DATA EXCERPT:
------------
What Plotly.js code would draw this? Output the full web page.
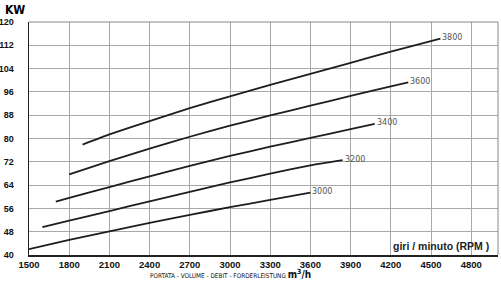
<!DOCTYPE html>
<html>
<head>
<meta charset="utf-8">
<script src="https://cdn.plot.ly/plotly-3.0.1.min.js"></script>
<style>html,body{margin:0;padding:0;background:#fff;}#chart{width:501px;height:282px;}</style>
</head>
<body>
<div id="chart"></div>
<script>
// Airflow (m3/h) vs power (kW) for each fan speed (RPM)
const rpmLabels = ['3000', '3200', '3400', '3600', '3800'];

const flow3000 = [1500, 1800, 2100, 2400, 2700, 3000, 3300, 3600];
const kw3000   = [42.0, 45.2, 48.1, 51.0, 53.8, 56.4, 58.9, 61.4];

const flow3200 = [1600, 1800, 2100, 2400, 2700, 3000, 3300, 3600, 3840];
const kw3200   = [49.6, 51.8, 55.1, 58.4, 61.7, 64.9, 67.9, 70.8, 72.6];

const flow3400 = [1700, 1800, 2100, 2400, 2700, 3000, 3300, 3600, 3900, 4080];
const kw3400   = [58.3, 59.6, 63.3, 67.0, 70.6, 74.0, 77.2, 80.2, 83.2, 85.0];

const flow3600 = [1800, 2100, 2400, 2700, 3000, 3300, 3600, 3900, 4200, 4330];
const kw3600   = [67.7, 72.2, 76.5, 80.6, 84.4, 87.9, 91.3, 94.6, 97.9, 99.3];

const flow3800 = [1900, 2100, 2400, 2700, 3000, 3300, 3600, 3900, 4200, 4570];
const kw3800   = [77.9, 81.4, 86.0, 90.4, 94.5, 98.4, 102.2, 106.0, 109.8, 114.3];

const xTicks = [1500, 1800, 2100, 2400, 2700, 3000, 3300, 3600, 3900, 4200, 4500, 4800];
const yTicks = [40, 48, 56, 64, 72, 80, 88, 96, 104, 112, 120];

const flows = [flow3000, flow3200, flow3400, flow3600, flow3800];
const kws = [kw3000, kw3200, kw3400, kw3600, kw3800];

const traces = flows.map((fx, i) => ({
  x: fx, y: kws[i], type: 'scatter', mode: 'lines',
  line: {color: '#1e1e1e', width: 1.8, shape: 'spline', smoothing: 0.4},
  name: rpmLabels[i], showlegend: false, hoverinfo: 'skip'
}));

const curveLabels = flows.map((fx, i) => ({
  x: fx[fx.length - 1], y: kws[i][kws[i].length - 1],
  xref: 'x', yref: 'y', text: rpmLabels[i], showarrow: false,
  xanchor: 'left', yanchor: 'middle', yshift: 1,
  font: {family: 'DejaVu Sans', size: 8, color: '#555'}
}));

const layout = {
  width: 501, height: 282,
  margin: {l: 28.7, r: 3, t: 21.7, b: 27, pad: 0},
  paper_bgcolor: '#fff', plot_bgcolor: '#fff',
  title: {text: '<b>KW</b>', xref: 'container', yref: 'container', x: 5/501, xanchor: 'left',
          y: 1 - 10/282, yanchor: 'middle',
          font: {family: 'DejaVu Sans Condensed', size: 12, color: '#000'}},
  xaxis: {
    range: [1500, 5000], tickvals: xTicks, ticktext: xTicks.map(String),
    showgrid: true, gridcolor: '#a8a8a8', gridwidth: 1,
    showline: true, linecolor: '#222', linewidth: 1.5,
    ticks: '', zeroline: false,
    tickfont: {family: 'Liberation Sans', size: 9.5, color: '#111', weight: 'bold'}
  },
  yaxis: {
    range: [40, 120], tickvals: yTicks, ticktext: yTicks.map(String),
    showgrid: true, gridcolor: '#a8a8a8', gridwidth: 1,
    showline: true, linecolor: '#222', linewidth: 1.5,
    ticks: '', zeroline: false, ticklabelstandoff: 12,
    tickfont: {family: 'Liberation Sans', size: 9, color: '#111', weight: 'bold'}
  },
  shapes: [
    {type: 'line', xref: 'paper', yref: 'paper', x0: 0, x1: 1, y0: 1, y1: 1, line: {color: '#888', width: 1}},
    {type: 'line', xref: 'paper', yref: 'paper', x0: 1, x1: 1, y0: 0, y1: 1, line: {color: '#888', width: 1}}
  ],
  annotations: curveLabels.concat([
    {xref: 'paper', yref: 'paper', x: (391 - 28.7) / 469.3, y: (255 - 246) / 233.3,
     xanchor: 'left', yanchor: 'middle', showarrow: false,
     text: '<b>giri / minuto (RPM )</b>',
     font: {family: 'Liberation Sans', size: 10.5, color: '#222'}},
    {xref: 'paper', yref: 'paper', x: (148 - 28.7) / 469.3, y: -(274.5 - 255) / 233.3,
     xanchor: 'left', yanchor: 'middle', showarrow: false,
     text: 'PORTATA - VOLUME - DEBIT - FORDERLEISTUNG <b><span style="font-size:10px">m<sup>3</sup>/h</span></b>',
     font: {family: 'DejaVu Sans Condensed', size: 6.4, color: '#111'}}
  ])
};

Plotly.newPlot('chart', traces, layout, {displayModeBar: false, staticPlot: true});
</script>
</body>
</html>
------------
EXERCISE DETAILS: Write out the lines from the start of the material to the line with "56.4, 58.9, 61.4];", inclusive and exactly. Skip the pictures.

ANSWER TO THE PROBLEM:
What Plotly.js code would draw this? Output the full web page.
<!DOCTYPE html>
<html>
<head>
<meta charset="utf-8">
<script src="https://cdn.plot.ly/plotly-3.0.1.min.js"></script>
<style>html,body{margin:0;padding:0;background:#fff;}#chart{width:501px;height:282px;}</style>
</head>
<body>
<div id="chart"></div>
<script>
// Airflow (m3/h) vs power (kW) for each fan speed (RPM)
const rpmLabels = ['3000', '3200', '3400', '3600', '3800'];

const flow3000 = [1500, 1800, 2100, 2400, 2700, 3000, 3300, 3600];
const kw3000   = [42.0, 45.2, 48.1, 51.0, 53.8, 56.4, 58.9, 61.4];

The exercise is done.